Baby, it's cold outside
Beekeepers in Scotland (and possibly elsewhere) should be aware that the continuing cold weather will mean that strong colonies may have dangerously low levels of stores. Brood rearing has started in earnest by now and the increased number of larvae mean that stores are depleted at a very much higher rate than a week or two ago. For exactly the same reason, colonies in which the queen fails in the winter or early Spring (see the post in a few days) can often be identified by significant levels of uneaten fondant or stores, even before you open the colony and properly inspect them.
I checked two colonies in the bee shed this morning. One is very strong; they’re already at 8+ frames of brood and even managed to store a little nectar in the super during two warm days last week. There are drones already present and more sealed drone cells on the way. There are even a couple of ‘play cups’ in evidence, but no charged queen cells.

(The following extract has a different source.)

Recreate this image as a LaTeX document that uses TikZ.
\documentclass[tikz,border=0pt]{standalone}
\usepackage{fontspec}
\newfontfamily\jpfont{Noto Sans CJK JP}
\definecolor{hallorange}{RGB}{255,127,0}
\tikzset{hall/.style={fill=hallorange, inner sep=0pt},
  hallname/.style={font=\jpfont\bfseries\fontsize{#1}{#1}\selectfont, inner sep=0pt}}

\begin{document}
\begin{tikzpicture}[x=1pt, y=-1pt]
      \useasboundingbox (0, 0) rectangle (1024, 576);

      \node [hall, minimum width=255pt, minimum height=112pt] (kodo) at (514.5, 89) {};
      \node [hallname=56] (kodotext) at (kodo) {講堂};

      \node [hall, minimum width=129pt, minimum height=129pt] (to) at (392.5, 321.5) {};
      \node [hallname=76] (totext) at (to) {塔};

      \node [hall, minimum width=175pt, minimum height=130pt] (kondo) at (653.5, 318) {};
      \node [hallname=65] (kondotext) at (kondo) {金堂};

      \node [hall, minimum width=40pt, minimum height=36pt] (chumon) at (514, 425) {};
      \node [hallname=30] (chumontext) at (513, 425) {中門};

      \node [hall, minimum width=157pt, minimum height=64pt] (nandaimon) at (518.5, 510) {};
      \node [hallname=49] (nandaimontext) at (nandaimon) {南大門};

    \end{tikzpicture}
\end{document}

However, the most important thing that wasn’t present was stores. With the low temperatures predicted to continue for at least the next fortnight there’s a real danger of the colonies starving. I replaced one of the outside frames with a full frame of sealed stores to tide them over for a bit (alternatively I could have added a block of fondant or some thin syrup, but I keep frames of sealed stores for just this type of eventuality). When I next check them I’ll almost certainly give them a second brood box with some drawn comb and a couple more frames of stores. That way the colony can continue to expand without starving and I can use the extra brood to make up nucs for queen mating once the weather improves.

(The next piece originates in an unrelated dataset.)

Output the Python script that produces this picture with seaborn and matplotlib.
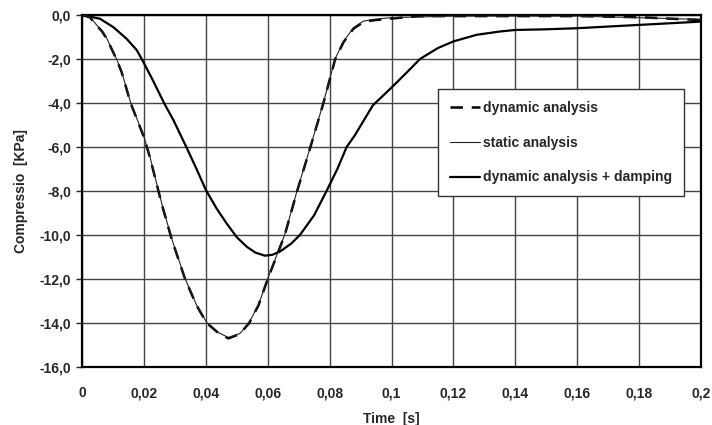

The National Bee Unit have also recently released a warning about the April double-whammy of low food levels and high mite levels … this includes the sentence “Some of you may not have gotten round to treating your colonies with oxalic acid as the weather was so mild in winter“.
Gotten? Really?
Anyway, their advice usefully includes ways to control high mite levels at this time of year. This includes Apistan and Amitraz-containing compounds (though resistance to the former is widespread) whereas treatments that are temperature-dependent for efficacy, such as Apiguard and MAQS, should be avoided. Alternatively, three treatments with vaporised oxalic acid would be effective.
The mite levels in the colonies in the bee shed are very closely monitored using Varroa trays in sealed floor units (so none blow away or get dragged off and eaten by creepy-crawlies – mite drop numbers are notoriously poor at giving a proper measure of mite infestation levels). Since the 23rd of February – 62 days ago – the two colonies in the shed have dropped 3 mites each in total. These colonies only received vaporised oxalic acid treatment last season – as early as possible after the honey supers were removed and in midwinter.
Frank Loesser wrote Baby, it’s cold outside in 1944 and it was performed by Esther Williams and Ricardo Montalbán in the 1949 film Neptune’s daughter – see the clip from the original film at the top of the page.